Please don't ignore the purity-killing :-)

I think this is not as much an easy fix. By changing one line in enforce, every instance becomes inlinable. By making enforce also pure, it doesn't automatically make all users of enforce pure.

I thought that lazy enforce cannot be pure, but I realize now that it can, as long as the delegate is pure. However, I think the compiler won't cooperate with that.

Not currently, at least. This made me wonder. A delegate created inside a
pure function would have to be pure while in the scope of that function,
right? Seems to me that should be possible to implement.

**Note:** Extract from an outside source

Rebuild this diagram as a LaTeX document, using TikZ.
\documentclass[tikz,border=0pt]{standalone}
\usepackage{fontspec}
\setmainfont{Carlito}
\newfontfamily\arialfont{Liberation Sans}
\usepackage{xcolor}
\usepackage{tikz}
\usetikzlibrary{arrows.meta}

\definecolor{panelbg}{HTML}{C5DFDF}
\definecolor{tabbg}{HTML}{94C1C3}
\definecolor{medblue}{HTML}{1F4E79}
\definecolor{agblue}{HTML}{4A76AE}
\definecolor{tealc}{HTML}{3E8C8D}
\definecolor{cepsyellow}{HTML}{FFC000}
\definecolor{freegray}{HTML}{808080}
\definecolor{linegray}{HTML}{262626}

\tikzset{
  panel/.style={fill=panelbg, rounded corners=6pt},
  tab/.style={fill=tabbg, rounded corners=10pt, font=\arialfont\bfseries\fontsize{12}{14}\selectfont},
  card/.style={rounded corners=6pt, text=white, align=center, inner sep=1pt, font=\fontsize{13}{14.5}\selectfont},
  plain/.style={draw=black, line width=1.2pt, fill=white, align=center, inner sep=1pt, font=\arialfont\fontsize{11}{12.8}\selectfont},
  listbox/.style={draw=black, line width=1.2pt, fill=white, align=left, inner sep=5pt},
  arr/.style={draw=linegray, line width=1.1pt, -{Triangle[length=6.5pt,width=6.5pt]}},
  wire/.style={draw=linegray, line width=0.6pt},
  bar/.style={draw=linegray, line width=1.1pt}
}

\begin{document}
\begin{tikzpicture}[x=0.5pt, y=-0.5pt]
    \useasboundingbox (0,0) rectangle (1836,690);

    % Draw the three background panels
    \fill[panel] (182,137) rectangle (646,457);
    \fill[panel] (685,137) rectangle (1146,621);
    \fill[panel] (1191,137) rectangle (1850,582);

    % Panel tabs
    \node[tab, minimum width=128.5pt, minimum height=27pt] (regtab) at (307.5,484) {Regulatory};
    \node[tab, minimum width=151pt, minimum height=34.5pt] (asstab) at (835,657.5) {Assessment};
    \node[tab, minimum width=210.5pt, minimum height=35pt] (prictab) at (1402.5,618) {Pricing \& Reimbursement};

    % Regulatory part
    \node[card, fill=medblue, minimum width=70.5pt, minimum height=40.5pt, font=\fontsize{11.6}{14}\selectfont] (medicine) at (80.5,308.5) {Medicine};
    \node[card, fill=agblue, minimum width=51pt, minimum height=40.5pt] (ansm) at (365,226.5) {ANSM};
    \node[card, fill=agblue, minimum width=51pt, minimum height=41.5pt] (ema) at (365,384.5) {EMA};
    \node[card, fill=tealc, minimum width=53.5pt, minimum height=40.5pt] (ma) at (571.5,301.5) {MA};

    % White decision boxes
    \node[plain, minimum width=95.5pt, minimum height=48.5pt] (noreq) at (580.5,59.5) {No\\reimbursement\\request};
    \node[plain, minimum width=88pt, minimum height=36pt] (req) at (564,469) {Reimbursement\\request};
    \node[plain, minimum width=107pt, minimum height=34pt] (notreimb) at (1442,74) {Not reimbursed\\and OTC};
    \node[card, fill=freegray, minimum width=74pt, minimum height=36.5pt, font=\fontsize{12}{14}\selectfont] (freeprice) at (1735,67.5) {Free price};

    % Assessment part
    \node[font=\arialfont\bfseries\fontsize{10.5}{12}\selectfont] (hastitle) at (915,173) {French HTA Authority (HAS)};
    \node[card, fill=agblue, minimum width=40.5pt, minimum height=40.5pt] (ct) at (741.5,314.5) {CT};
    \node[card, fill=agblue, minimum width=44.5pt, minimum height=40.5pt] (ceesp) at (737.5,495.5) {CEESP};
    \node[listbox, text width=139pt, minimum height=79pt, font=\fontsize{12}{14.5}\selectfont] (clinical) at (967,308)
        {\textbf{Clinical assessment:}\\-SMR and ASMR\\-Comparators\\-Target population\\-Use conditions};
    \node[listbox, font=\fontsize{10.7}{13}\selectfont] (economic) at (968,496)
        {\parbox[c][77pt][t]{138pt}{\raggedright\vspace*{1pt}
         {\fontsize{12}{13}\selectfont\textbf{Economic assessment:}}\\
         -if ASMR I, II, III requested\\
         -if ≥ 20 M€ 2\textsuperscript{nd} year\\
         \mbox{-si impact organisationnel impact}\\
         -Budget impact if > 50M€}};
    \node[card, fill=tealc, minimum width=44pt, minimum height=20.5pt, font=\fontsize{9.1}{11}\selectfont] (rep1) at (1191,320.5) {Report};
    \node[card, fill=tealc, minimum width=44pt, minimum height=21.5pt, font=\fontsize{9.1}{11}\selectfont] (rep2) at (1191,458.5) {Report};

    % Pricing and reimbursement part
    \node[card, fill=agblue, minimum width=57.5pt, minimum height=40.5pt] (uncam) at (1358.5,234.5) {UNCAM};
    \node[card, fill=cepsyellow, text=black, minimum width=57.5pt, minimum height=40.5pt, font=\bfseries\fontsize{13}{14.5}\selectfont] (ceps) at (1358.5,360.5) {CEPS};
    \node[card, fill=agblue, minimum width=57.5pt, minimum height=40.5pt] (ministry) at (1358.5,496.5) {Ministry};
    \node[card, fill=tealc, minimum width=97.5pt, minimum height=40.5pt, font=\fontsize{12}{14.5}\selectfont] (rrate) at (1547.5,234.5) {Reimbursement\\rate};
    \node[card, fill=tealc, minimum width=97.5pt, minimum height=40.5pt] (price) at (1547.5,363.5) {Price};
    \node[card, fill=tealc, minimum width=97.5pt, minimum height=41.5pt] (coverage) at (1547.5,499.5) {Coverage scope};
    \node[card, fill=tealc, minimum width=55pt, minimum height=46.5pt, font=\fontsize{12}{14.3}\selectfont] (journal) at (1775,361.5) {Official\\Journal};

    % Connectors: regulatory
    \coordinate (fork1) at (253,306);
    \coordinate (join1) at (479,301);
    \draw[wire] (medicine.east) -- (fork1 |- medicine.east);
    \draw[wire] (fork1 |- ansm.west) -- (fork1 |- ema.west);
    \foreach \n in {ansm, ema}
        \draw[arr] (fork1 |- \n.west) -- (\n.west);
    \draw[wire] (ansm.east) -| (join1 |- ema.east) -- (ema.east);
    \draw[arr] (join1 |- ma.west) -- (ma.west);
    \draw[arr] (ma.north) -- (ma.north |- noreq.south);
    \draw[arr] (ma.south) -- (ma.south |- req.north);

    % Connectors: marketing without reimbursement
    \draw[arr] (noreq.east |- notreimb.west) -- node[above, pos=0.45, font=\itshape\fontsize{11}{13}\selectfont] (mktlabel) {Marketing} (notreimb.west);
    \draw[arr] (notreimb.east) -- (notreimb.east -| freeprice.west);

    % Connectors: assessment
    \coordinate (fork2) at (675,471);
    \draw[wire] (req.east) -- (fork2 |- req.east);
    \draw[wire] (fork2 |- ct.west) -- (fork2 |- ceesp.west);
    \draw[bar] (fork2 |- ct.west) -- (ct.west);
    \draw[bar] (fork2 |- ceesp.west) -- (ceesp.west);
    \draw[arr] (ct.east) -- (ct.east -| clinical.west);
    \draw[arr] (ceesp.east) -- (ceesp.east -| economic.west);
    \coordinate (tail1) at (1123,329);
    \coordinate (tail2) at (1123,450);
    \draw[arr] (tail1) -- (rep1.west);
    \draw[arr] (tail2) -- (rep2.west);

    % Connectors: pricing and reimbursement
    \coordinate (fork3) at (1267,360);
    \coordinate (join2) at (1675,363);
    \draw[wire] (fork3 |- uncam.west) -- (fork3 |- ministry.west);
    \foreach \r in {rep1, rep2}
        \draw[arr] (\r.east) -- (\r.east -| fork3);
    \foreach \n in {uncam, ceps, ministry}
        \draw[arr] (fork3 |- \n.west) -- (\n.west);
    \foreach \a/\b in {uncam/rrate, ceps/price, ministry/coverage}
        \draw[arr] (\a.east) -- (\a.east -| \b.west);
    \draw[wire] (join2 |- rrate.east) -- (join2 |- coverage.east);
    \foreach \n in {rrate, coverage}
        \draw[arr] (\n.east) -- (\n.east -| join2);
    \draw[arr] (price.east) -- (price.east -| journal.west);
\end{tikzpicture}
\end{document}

As long as the delegate does not access shared/global data, it should be able to be pure. Even delegates which modify TLS data should be able to be pure (weak-pure, but still pure).

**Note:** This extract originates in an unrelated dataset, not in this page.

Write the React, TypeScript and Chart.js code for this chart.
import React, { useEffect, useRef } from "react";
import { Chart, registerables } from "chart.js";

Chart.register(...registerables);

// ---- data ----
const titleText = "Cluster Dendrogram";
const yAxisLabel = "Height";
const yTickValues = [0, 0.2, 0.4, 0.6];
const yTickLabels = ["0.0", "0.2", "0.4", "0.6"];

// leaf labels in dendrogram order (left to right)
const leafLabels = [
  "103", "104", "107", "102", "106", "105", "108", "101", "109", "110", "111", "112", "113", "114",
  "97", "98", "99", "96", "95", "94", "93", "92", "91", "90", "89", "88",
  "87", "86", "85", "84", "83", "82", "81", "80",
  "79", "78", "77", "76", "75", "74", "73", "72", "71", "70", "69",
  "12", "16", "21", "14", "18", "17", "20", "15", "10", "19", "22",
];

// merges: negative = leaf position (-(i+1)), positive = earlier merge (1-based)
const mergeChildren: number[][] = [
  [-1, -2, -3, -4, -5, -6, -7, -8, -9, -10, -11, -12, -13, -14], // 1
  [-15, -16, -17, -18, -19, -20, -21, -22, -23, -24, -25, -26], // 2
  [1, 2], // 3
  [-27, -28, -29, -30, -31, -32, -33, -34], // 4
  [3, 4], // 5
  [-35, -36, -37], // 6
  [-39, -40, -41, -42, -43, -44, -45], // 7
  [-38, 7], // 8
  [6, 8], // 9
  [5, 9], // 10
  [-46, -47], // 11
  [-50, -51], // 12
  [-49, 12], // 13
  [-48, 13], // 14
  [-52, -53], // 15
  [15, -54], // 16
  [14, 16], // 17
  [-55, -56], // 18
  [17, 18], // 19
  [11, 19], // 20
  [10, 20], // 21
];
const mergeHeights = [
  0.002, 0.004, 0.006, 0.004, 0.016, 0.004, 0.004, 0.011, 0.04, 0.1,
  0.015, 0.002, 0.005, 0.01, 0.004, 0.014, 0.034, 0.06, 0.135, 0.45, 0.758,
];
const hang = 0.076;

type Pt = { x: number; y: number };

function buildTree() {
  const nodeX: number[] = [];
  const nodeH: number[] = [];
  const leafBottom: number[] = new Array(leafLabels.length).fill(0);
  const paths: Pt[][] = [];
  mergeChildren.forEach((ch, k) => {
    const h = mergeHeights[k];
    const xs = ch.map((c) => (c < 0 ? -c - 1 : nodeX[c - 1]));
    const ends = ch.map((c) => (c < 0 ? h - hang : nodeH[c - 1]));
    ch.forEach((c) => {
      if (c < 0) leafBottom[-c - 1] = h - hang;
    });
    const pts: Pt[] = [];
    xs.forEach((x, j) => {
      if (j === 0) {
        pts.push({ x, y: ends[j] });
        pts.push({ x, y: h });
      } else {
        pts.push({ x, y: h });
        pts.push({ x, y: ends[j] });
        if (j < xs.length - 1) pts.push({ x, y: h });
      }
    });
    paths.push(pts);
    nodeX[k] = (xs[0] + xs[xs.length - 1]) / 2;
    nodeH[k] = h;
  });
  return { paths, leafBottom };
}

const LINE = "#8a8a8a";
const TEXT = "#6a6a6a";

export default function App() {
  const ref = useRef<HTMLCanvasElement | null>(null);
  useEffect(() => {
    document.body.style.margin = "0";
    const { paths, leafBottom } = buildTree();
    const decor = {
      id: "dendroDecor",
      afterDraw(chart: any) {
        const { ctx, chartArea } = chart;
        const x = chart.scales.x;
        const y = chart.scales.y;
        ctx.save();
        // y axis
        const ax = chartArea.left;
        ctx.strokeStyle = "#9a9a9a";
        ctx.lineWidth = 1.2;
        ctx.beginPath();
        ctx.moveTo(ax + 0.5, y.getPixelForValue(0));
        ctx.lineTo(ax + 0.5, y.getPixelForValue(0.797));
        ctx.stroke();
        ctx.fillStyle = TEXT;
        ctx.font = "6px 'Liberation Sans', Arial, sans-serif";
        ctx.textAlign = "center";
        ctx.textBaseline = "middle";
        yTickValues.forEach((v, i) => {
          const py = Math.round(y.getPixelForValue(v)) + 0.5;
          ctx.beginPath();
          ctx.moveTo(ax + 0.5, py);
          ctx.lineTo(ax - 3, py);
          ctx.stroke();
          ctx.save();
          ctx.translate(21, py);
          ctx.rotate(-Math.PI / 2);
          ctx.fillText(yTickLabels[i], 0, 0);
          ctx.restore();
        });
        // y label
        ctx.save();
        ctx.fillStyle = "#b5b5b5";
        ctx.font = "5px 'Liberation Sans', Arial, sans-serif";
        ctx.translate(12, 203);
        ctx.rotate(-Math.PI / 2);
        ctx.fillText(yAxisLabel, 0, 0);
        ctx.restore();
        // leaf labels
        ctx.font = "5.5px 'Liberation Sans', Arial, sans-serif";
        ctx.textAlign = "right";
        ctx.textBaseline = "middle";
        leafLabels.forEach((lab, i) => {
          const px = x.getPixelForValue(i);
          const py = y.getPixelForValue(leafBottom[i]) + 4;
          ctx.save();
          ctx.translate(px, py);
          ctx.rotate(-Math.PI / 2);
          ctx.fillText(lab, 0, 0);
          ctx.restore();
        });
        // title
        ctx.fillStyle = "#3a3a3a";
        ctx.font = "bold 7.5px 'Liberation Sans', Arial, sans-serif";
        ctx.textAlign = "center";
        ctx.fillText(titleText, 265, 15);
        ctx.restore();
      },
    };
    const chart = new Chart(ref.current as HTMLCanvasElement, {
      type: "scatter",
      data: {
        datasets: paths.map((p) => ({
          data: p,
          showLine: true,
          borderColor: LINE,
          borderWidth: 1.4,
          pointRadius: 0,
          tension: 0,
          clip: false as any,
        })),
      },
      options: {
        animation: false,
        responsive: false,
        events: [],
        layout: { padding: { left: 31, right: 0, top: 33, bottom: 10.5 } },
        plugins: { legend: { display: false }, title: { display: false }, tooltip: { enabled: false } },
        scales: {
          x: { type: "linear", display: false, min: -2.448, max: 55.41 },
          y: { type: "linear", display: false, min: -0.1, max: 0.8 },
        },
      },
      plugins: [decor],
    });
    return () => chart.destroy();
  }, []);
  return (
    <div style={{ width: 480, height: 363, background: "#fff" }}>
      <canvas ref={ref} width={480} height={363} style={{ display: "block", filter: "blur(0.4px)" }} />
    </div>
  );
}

This should be easy to enforce when the delegate is created automatically from an expression using a lazy call. However, we need some implicit casting rules for pure delegates into non-pure ones.

-Steve

Fortunately, we don't. Delegates created via lazy are not the same as external delegates; they're an even simpler case of delegate literals. This means that at the moment that a lazy function is called, all of the code of the delegate is available. Furthermore, the caller function must access every expression inside the lazy delegate; if the caller is marked as pure, every expression inside the lazy delegate must also be pure.

So the existing checks work just fine.
Patch in bug 5750.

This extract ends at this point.